Zabawa przeplatana nauką
Zebrane środki szkoła przekaże fundacji „Gdy liczy się czas”, która jest głównym organizatorem ogólnopolskiego wydarzenia. W Borowie Wielkim akcję zorganizowano po raz pierwszy. Wzięło w niej udział około setki uczniów, których wspomagali rodzice.
– Nie był ważny czas przebiegnięcia trasy, tylko to, że obudziliśmy w sobie anioła i świadomość, że pobiegliśmy. Dla nas piżamy są symbolem odpoczynku. Dla chorych dzieci wiążą się ze szpitalem. Dziś utożsamiamy się z nimi. Chcielibyśmy, by ta akcja była kontynuowana. To bardzo fajna sprawa. Dzieci się dobrze bawiły i przy okazji uczyły. – dodała Popiel. W nagrodę uczestnicy otrzymali medale w kształcie aniołków.
Zbigniew Ogrodniczuk, dyrektor szkoły, podkreślił że od lat propagują współpracę. – Mamy też w placówce dzieci niepełnosprawne. I nie ma żadnego problemu, bo nie zdarzyła się u nas nigdy nieprzyjemna sytuacja. Czasami różnie ludzie reagują na widok ludzi niepełnosprawnych. U nas od samego początku dzieci są uczone tolerancji – zaznaczył.
Ogrodniczuk przyznał też, że bardzo ważne jest pokazanie, że dzieci z oddziałów onkologicznych większość życia spędzają przykute do łóżka. – I pierwszy raz w życiu biegłem w szlafroku – uśmiecha się dyrektor.
„Trzeba się cieszyć z tego, że jest się zdrowym”
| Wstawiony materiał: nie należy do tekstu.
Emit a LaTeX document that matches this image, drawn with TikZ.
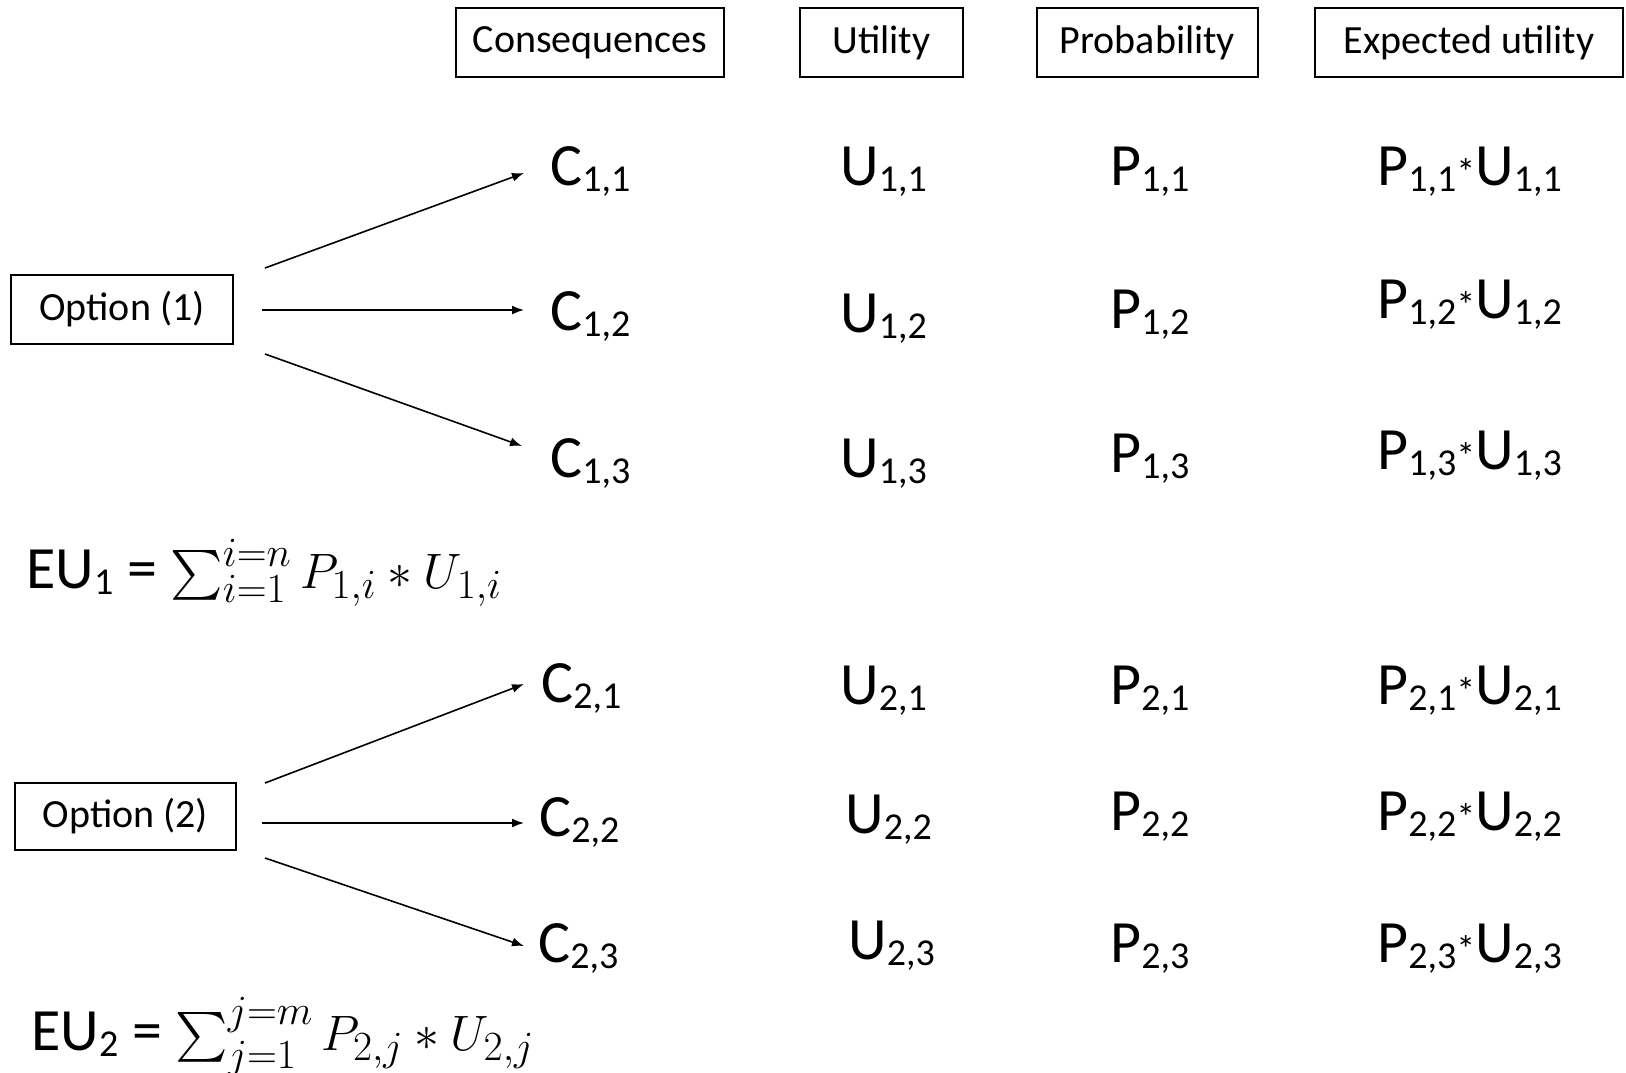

Kamila Matusiewicz, mieszkanka Borowa Wielkiego na bieg przyszła z dwuletnią córeczką Olą. Przyznała, że swoją obecnością chciała pomóc dzieciom i tym samym czuje się aniołem. – To bardzo pożyteczna, a zwłaszcza pomocna idea. Trzeba się cieszyć z tego, co się ma i z tego, że jest się zdrowym – mówiła.
Na biegu pojawiła się także Danuta Wojtasik, burmistrz gminy Nowe Miasteczko. Podkreśliła, że jest zwolenniczką kształtowania dzieci poprzez takie wydarzenia. – Myślę, że to najlepszy moment na taką naukę. Szanuję, cenię i gratuluję organizatorom. Dzięki akcji mamy możliwość wsparcia chorych osób, a to w tym wszystkim jest najważniejsze – zaznaczyła Wojtasik.